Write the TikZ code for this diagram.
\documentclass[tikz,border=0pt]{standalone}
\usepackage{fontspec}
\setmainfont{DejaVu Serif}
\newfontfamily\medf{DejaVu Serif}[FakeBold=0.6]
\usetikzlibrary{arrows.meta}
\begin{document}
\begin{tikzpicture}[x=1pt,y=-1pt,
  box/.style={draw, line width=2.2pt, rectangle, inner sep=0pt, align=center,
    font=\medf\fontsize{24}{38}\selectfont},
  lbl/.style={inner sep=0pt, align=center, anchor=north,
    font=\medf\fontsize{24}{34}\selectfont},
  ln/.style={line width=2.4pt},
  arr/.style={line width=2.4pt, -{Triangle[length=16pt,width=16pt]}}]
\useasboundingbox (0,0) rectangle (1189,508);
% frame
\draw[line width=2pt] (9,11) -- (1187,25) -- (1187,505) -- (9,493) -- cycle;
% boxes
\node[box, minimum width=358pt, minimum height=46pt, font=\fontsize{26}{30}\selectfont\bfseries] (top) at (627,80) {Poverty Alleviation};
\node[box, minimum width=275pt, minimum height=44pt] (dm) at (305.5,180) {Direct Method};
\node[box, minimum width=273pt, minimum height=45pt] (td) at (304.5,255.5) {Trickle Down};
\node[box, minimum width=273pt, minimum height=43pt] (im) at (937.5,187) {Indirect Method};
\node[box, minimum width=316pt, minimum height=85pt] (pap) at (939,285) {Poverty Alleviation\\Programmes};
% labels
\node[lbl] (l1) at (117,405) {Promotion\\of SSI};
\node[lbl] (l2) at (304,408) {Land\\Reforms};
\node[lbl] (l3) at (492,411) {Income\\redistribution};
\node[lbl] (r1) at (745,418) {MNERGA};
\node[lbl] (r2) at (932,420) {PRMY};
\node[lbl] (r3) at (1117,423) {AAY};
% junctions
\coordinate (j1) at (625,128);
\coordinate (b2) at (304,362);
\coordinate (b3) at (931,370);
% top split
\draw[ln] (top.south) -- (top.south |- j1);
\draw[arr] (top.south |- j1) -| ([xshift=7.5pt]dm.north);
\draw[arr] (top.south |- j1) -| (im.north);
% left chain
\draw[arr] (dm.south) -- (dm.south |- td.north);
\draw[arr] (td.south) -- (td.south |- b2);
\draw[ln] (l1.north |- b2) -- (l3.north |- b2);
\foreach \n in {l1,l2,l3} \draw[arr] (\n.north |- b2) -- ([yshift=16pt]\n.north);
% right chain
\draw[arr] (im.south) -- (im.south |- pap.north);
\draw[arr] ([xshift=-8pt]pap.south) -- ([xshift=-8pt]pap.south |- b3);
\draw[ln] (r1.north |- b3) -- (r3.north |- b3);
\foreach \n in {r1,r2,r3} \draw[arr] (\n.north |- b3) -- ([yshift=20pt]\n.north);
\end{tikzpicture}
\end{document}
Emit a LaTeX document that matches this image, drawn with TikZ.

************

▶ **Exercise aim**
Go through the material above and count the lines that contain "this"; give that number alone.

▶ **Task result**
2